- [TASK OBJECTIVE]: Begin with the first line of the material and copy each line word for word through the line that contains "4.0, 4.5, 5.0];"; the pictures are left out.

- [PROVIDED MATERIAL]:
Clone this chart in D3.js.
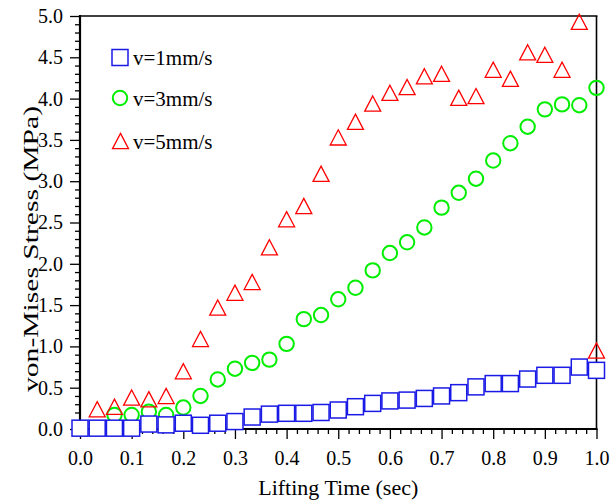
<!DOCTYPE html>
<html>
<head>
<meta charset="utf-8">
<script src="https://cdn.jsdelivr.net/npm/d3@7"></script>
<style>
  html, body { margin: 0; padding: 0; background: #fff; }
  svg { display: block; }
  text { font-family: "Liberation Serif", "Times New Roman", serif; fill: #000; }
</style>
</head>
<body>
<svg id="chart" width="616" height="503"></svg>
<script>
// ---- data ----
const seriesNames = ["v=1mm/s", "v=3mm/s", "v=5mm/s"];
const xTicks = [0, 0.1, 0.2, 0.3, 0.4, 0.5, 0.6, 0.7, 0.8, 0.9, 1.0];
const yTicks = [0, 0.5, 1.0, 1.5, 2.0, 2.5, 3.0, 3.5, 4.0, 4.5, 5.0];

// time points (sec)
const timeV1 = [0, 0.0333, 0.0667, 0.1, 0.1333, 0.1667, 0.2, 0.2333, 0.2667, 0.3, 0.3333, 0.3667, 0.4, 0.4333, 0.4667, 0.5, 0.5333, 0.5667, 0.6, 0.6333, 0.6667, 0.7, 0.7333, 0.7667, 0.8, 0.8333, 0.8667, 0.9, 0.9333, 0.9667, 1.0];
const stressV1 = [0.01, 0.01, 0.01, 0.01, 0.06, 0.05, 0.07, 0.045, 0.07, 0.09, 0.145, 0.18, 0.19, 0.19, 0.20, 0.23, 0.27, 0.31, 0.34, 0.35, 0.37, 0.40, 0.44, 0.51, 0.55, 0.55, 0.605, 0.65, 0.65, 0.75, 0.71];

const timeV3 = [0.0667, 0.1, 0.1333, 0.1667, 0.2, 0.2333, 0.2667, 0.3, 0.3333, 0.3667, 0.4, 0.4333, 0.4667, 0.5, 0.5333, 0.5667, 0.6, 0.6333, 0.6667, 0.7, 0.7333, 0.7667, 0.8, 0.8333, 0.8667, 0.9, 0.9333, 0.9667, 1.0];
const stressV3 = [0.17, 0.17, 0.21, 0.17, 0.26, 0.40, 0.60, 0.73, 0.80, 0.84, 1.03, 1.33, 1.38, 1.57, 1.71, 1.92, 2.13, 2.26, 2.44, 2.68, 2.86, 3.03, 3.25, 3.46, 3.66, 3.87, 3.93, 3.92, 4.13];

const timeV5 = [0.0333, 0.0667, 0.1, 0.1333, 0.1667, 0.2, 0.2333, 0.2667, 0.3, 0.3333, 0.3667, 0.4, 0.4333, 0.4667, 0.5, 0.5333, 0.5667, 0.6, 0.6333, 0.6667, 0.7, 0.7333, 0.7667, 0.8, 0.8333, 0.8667, 0.9, 0.9333, 0.9667, 1.0];
const stressV5 = [0.24, 0.27, 0.38, 0.36, 0.40, 0.70, 1.09, 1.47, 1.65, 1.78, 2.20, 2.54, 2.70, 3.09, 3.53, 3.72, 3.94, 4.07, 4.14, 4.27, 4.30, 4.01, 4.03, 4.35, 4.24, 4.56, 4.53, 4.35, 4.93, 0.95];

// ---- layout ----
const svg = d3.select("#chart");
const pL = 80, pR = 596.5, pT = 16, pB = 429;
const x = d3.scaleLinear().domain([0, 1]).range([pL, pR]);
const y = d3.scaleLinear().domain([0, 5]).range([pB, pT]);

const blue = "#1a1ae6", green = "#00ee00", red = "#ff0000";

// minor ticks
const xMinor = d3.range(0, 1.0001, 0.02).filter(v => Math.abs(Math.round(v * 10) - v * 10) > 1e-6);
const yMinor = d3.range(0, 5.0001, 0.1).filter(v => Math.abs(Math.round(v * 2) - v * 2) > 1e-6);

const gxMinor = svg.append("g").attr("transform", `translate(0,${pB})`)
  .call(d3.axisBottom(x).tickValues(xMinor).tickSize(5).tickFormat(""));
const gyMinor = svg.append("g").attr("transform", `translate(${pL},0)`)
  .call(d3.axisLeft(y).tickValues(yMinor).tickSize(5).tickFormat(""));
[gxMinor, gyMinor].forEach(g => {
  g.select(".domain").remove();
  g.selectAll("line").attr("stroke", "#000").attr("stroke-width", 1.3);
});

const gx = svg.append("g").attr("transform", `translate(0,${pB})`)
  .call(d3.axisBottom(x).tickValues(xTicks).tickSize(10).tickSizeOuter(0).tickPadding(12).tickFormat(d3.format(".1f")));
const gy = svg.append("g").attr("transform", `translate(${pL},0)`)
  .call(d3.axisLeft(y).tickValues(yTicks).tickSize(10).tickSizeOuter(0).tickPadding(7).tickFormat(d3.format(".1f")));
[gx, gy].forEach(g => {
  g.attr("font-family", null);
  g.select(".domain").remove();
  g.selectAll("line").attr("stroke", "#000").attr("stroke-width", 1.3);
  g.selectAll("text").style("font-family", "'Liberation Serif', serif").style("font-size", "20px").attr("fill", "#000");
});

// frame
svg.append("line").attr("x1", pL).attr("x2", pR + 1).attr("y1", pB).attr("y2", pB).attr("stroke", "#000").attr("stroke-width", 2);
svg.append("line").attr("x1", pL).attr("x2", pL).attr("y1", pT - 1).attr("y2", pB + 1).attr("stroke", "#000").attr("stroke-width", 2.2);
svg.append("line").attr("x1", pL).attr("x2", pR + 1).attr("y1", pT).attr("y2", pT).attr("stroke", "#000").attr("stroke-width", 1.6);
svg.append("line").attr("x1", pR).attr("x2", pR).attr("y1", pT).attr("y2", pB + 1).attr("stroke", "#000").attr("stroke-width", 1.6);

// axis titles
svg.append("text").attr("x", (pL + pR) / 2).attr("y", 495).attr("text-anchor", "middle")
  .style("font-size", "22px").text("Lifting Time (sec)");
svg.append("text").attr("transform", "translate(38,249) rotate(-90)").attr("text-anchor", "middle")
  .attr("textLength", 286).attr("lengthAdjust", "spacingAndGlyphs")
  .style("font-size", "22px").text("von-Mises Stress (MPa)");

// markers
const triPath = s => { const h = s * 0.95; return `M0,${-h / 2}L${s / 2},${h / 2}L${-s / 2},${h / 2}Z`; };

const pts5 = timeV5.map((t, i) => ({ t, v: stressV5[i] }));
const pts3 = timeV3.map((t, i) => ({ t, v: stressV3[i] }));
const pts1 = timeV1.map((t, i) => ({ t, v: stressV1[i] }));

svg.append("g").selectAll("circle").data(pts3).join("circle")
  .attr("cx", d => x(d.t)).attr("cy", d => y(d.v)).attr("r", 7.2)
  .attr("fill", "none").attr("stroke", green).attr("stroke-width", 2);

svg.append("g").selectAll("rect").data(pts1).join("rect")
  .attr("x", d => x(d.t) - 8).attr("y", d => y(d.v) - 8).attr("width", 16).attr("height", 16)
  .attr("fill", "#fff").attr("stroke", blue).attr("stroke-width", 1.5);

svg.append("g").selectAll("path").data(pts5).join("path")
  .attr("transform", d => `translate(${x(d.t)},${y(d.v)})`).attr("d", triPath(16))
  .attr("fill", "none").attr("stroke", red).attr("stroke-width", 1.3);

// legend
const lg = svg.append("g");
const lx = 120, rows = [57.5, 98, 141];
lg.append("rect").attr("x", lx - 8).attr("y", rows[0] - 8).attr("width", 16).attr("height", 16)
  .attr("fill", "#fff").attr("stroke", blue).attr("stroke-width", 1.5);
lg.append("circle").attr("cx", lx).attr("cy", rows[1]).attr("r", 7.2)
  .attr("fill", "none").attr("stroke", green).attr("stroke-width", 2);
lg.append("path").attr("transform", `translate(${lx + 0.5},${rows[2]})`).attr("d", triPath(16))
  .attr("fill", "none").attr("stroke", red).attr("stroke-width", 1.3);
seriesNames.forEach((n, i) => {
  lg.append("text").attr("x", 133).attr("y", rows[i] + 7.5).style("font-size", "21px").text(n);
});
</script>
</body>
</html>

- [RESPONSE]:
Clone this chart in D3.js.
<!DOCTYPE html>
<html>
<head>
<meta charset="utf-8">
<script src="https://cdn.jsdelivr.net/npm/d3@7"></script>
<style>
  html, body { margin: 0; padding: 0; background: #fff; }
  svg { display: block; }
  text { font-family: "Liberation Serif", "Times New Roman", serif; fill: #000; }
</style>
</head>
<body>
<svg id="chart" width="616" height="503"></svg>
<script>
// ---- data ----
const seriesNames = ["v=1mm/s", "v=3mm/s", "v=5mm/s"];
const xTicks = [0, 0.1, 0.2, 0.3, 0.4, 0.5, 0.6, 0.7, 0.8, 0.9, 1.0];
const yTicks = [0, 0.5, 1.0, 1.5, 2.0, 2.5, 3.0, 3.5, 4.0, 4.5, 5.0];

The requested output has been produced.